2. The wiring board according to claim 1, wherein

the insulating plate has a laminate structure including a plurality of layers,

one surface of the laminate is provided by a first insulating plate, and

the other surface of the laminate is provided by a second insulating plate having a higher coefficient of thermal expansion than that of the first insulating plate.

3. The wiring board according to claim 2, wherein at least one of the first insulating plate and the second insulating plate is made of an insulating resin layer containing glass cloth.

4. The wiring board according to claim 2, wherein the second insulating plate has a higher coefficient of thermal expansion than that of the first insulating plate by 2 to 5 ppm/° C.

5. The wiring board according to claim 2, wherein

the first insulating plate has a coefficient of thermal expansion of 1 to 20 ppm/° C. within a temperature range of from room temperature to a glass transition point, and

the second insulating plate has a coefficient of thermal expansion of 4 to 25 ppm/° C. within a temperature range of from the room temperature to the glass transition point.

6. The wiring board according to claim 2, wherein a thickness of the second insulating plate is thinner than a thickness of the first insulating plate by 50 to 200 μm.

7. The wiring board according to claim 2, wherein the first insulating plate has a thickness of 100 to 300 μm, and the second insulating plate has a thickness of 50 to 150 μm.

8. The wiring board according to claim 2, wherein

the insulating plate has a through hole,

the wiring conductor is formed on an inside circumferential surface of the through hole, and

an inside of the through hole is filled with a resin.

9. The wiring board according to claim 8, wherein the insulating resin layer of the build-up layer has a via hole, and

the via hole is filled with a conductor that forms a conductor layer so that the conductor is electrically connected to the wiring conductor formed in the through hole or a conductor layer formed on an other insulating resin layer.

10. A method for manufacturing a wiring board, the method comprising:

preparing a one-side copper-clad plate obtained by pasting a first copper foil on one surface of a first insulating plate, a prepreg having a higher coefficient of thermal expansion after curing than a coefficient of thermal expansion of the first insulating plate, and a second copper foil;

obtaining an insulating plate formed from a two-sided copper-clad plate in which the first copper foil and the second copper foil are pasted on both surfaces; by sequentially laminating the prepreg and the second copper foil on a surface opposite to the first copper foil pasting surface of the one-side copper-clad plate, and by stacking and integrating a second insulating plate and the first insulating plate by thermally curing the prepreg;

forming a core substrate in which wiring conductors are formed on both surfaces of the insulating plate; by etching the first copper foil and second copper foil into a predetermined pattern; and

stacking, on a first insulating plate side of the core substrate, at least one build-up layer formed of an insulating resin layer and a conductor layer, the insulating resin layer having a higher coefficient of thermal expansion than that of the first insulating plate, and stacking, on a second insulating plate side of the core substrate, no build-up layer or a smaller number of the build-up layers than that of the build-up layer stacked on the first insulating plate side.

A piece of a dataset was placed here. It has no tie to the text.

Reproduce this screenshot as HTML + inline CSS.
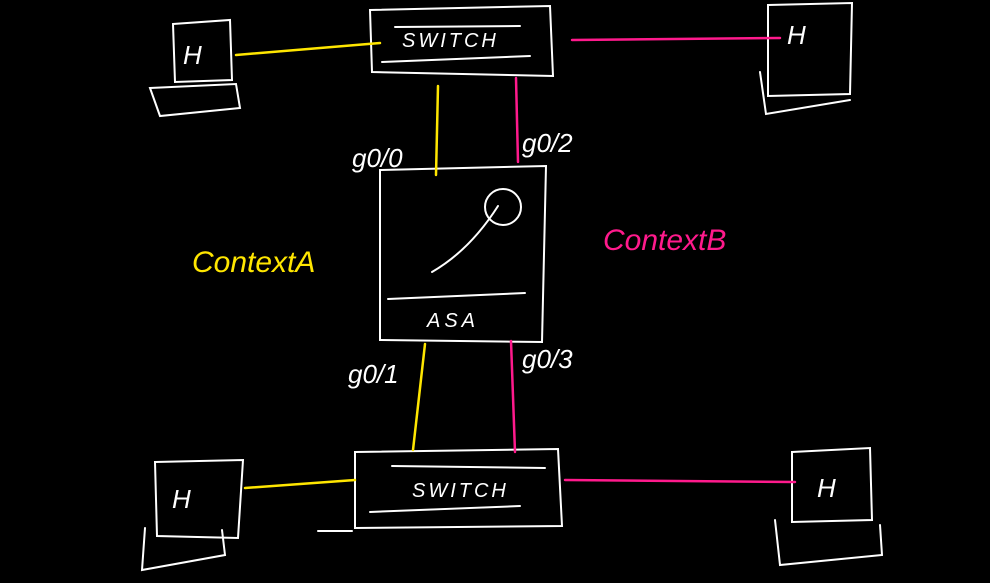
<!DOCTYPE html>
<html><head><meta charset="utf-8"><style>
html,body{margin:0;padding:0;background:#000;}
svg{display:block;}
text{font-family:"Liberation Sans",sans-serif;font-style:italic;}
</style></head><body>
<svg width="990" height="583" viewBox="0 0 990 583" xmlns="http://www.w3.org/2000/svg">
<rect width="990" height="583" fill="#000"/>
<g fill="none" stroke="#fff" stroke-width="2" stroke-linecap="round">
  <!-- top switch -->
  <path d="M370 10 L550 6 L553 76 L372 72 Z"/>
  <path d="M395 27 L520 26"/>
  <path d="M382 62 L530 56"/>
  <!-- top-left host -->
  <path d="M173 24 L230 20 L232 80 L175 82 Z"/>
  <path d="M150 88 L236 84 L240 108 L160 116 Z"/>
  <!-- top-right host -->
  <path d="M768 5 L852 3 L850 94 L768 96 Z"/>
  <path d="M760 72 L766 114 L850 100"/>
  <!-- ASA -->
  <path d="M380 170 L546 166 L542 342 L380 340 Z"/>
  <circle cx="503" cy="207" r="18"/>
  <path d="M432 272 Q470 250 498 206"/>
  <path d="M388 299 L525 293"/>
  <!-- bottom switch -->
  <path d="M355 452 L558 449 L562 526 L355 528 Z"/>
  <path d="M392 466 L545 468"/>
  <path d="M370 512 L520 506"/>
  <path d="M318 531 L352 531"/>
  <!-- bottom-left host -->
  <path d="M155 462 L243 460 L238 538 L157 536 Z"/>
  <path d="M145 528 L142 570 L225 555 L222 530"/>
  <!-- bottom-right host -->
  <path d="M792 452 L870 448 L872 520 L792 522 Z"/>
  <path d="M775 520 L780 565 L882 555 L880 525"/>
</g>
<g fill="none" stroke="#ffe600" stroke-width="2.5" stroke-linecap="round">
  <path d="M236 55 L380 43"/>
  <path d="M438 86 L436 175"/>
  <path d="M425 344 L413 450"/>
  <path d="M245 488 L355 480"/>
</g>
<g fill="none" stroke="#ff1a8c" stroke-width="2.5" stroke-linecap="round">
  <path d="M572 40 L780 38"/>
  <path d="M516 78 L518 162"/>
  <path d="M511 341 L515 452"/>
  <path d="M565 480 L795 482"/>
</g>
<g fill="#fff" font-size="20">
  <text x="402" y="47" letter-spacing="3">SWITCH</text>
  <text x="412" y="497" letter-spacing="3">SWITCH</text>
  <text x="427" y="327" letter-spacing="4">ASA</text>
  <text x="183" y="64" font-size="26">H</text>
  <text x="787" y="44" font-size="26">H</text>
  <text x="172" y="508" font-size="26">H</text>
  <text x="817" y="497" font-size="26">H</text>
  <text x="352" y="167" font-size="26">g0/0</text>
  <text x="522" y="152" font-size="26">g0/2</text>
  <text x="348" y="383" font-size="26">g0/1</text>
  <text x="522" y="368" font-size="26">g0/3</text>
</g>
<text x="192" y="272" font-size="30" fill="#ffe600">ContextA</text>
<text x="603" y="250" font-size="30" fill="#ff1a8c">ContextB</text>
</svg>
</body></html>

11. The method for manufacturing the wiring board according to claim 10, further comprising:

forming a through hole in the insulating plate after obtaining the insulating plate; and

forming the wiring conductor on an inside circumferential surface of the through hole, and filling the through hole with a resin.

12. The method for manufacturing the wiring board according to claim 11, further comprising:

forming a via hole in the insulating resin layer in the stacking of the build-up layer, and filling the via hole with a conductor that forms a conductor layer so that the conductor layer is electrically connected to a wiring conductor formed in the through hole or a conductor layer formed on an other insulating resin layer.